**What you are asked to do**
In your copy, leave out the pictures; write out all the data exactly.

**Provided material**
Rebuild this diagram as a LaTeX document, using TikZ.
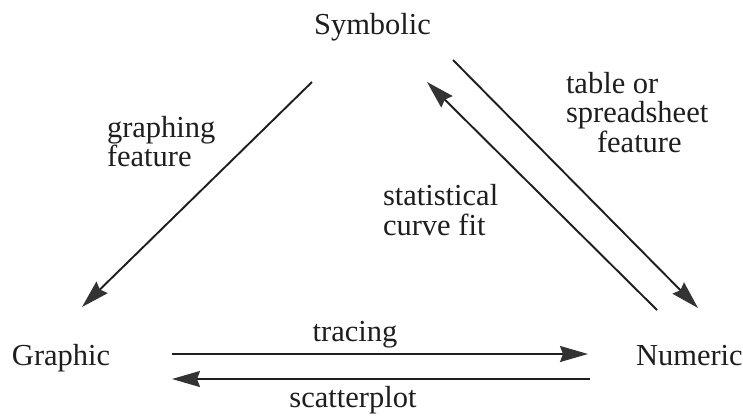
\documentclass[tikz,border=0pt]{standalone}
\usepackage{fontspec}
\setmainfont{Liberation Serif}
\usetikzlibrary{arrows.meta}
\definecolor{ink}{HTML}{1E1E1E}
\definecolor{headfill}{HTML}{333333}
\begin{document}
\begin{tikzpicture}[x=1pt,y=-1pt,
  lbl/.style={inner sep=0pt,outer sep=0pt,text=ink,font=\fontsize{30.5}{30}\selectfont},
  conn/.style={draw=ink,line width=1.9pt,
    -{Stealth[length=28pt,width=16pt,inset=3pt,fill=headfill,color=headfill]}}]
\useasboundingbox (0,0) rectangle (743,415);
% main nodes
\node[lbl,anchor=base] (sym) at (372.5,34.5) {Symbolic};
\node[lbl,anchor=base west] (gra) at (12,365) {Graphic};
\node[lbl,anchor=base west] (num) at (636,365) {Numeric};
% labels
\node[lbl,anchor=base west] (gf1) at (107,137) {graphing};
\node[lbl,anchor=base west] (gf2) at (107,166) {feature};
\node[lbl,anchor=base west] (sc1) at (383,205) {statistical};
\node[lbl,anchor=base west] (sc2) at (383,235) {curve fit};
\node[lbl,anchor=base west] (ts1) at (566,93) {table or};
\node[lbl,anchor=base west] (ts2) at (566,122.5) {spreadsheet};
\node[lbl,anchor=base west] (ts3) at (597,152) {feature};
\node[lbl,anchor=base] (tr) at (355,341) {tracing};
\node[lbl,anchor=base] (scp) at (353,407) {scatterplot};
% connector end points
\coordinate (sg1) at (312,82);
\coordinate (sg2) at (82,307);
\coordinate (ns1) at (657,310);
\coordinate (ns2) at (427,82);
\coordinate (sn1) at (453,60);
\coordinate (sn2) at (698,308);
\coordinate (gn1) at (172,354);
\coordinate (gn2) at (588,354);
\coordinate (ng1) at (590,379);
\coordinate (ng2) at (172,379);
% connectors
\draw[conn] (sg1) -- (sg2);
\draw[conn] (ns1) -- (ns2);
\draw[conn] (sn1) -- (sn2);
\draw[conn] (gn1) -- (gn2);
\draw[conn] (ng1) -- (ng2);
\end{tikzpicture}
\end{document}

**Expected answer**
Rebuild this diagram as a LaTeX document, using TikZ.
\documentclass[tikz,border=0pt]{standalone}
\usepackage{fontspec}
\setmainfont{Liberation Serif}
\usetikzlibrary{arrows.meta}
\definecolor{ink}{HTML}{1E1E1E}
\definecolor{headfill}{HTML}{333333}
\begin{document}
\begin{tikzpicture}[x=1pt,y=-1pt,
  lbl/.style={inner sep=0pt,outer sep=0pt,text=ink,font=\fontsize{30.5}{30}\selectfont},
  conn/.style={draw=ink,line width=1.9pt,
    -{Stealth[length=28pt,width=16pt,inset=3pt,fill=headfill,color=headfill]}}]
\useasboundingbox (0,0) rectangle (743,415);
% main nodes
\node[lbl,anchor=base] (sym) at (372.5,34.5) {Symbolic};
\node[lbl,anchor=base west] (gra) at (12,365) {Graphic};
\node[lbl,anchor=base west] (num) at (636,365) {Numeric};
% labels
\node[lbl,anchor=base west] (gf1) at (107,137) {graphing};
\node[lbl,anchor=base west] (gf2) at (107,166) {feature};
\node[lbl,anchor=base west] (sc1) at (383,205) {statistical};
\node[lbl,anchor=base west] (sc2) at (383,235) {curve fit};
\node[lbl,anchor=base west] (ts1) at (566,93) {table or};
\node[lbl,anchor=base west] (ts2) at (566,122.5) {spreadsheet};
\node[lbl,anchor=base west] (ts3) at (597,152) {feature};
\node[lbl,anchor=base] (tr) at (355,341) {tracing};
\node[lbl,anchor=base] (scp) at (353,407) {scatterplot};
% connector end points
\coordinate (sg1) at (312,82);
\coordinate (sg2) at (82,307);
\coordinate (ns1) at (657,310);
\coordinate (ns2) at (427,82);
\coordinate (sn1) at (453,60);
\coordinate (sn2) at (698,308);
\coordinate (gn1) at (172,354);
\coordinate (gn2) at (588,354);
\coordinate (ng1) at (590,379);
\coordinate (ng2) at (172,379);
% connectors
\draw[conn] (sg1) -- (sg2);
\draw[conn] (ns1) -- (ns2);
\draw[conn] (sn1) -- (sn2);
\draw[conn] (gn1) -- (gn2);
\draw[conn] (ng1) -- (ng2);
\end{tikzpicture}
\end{document}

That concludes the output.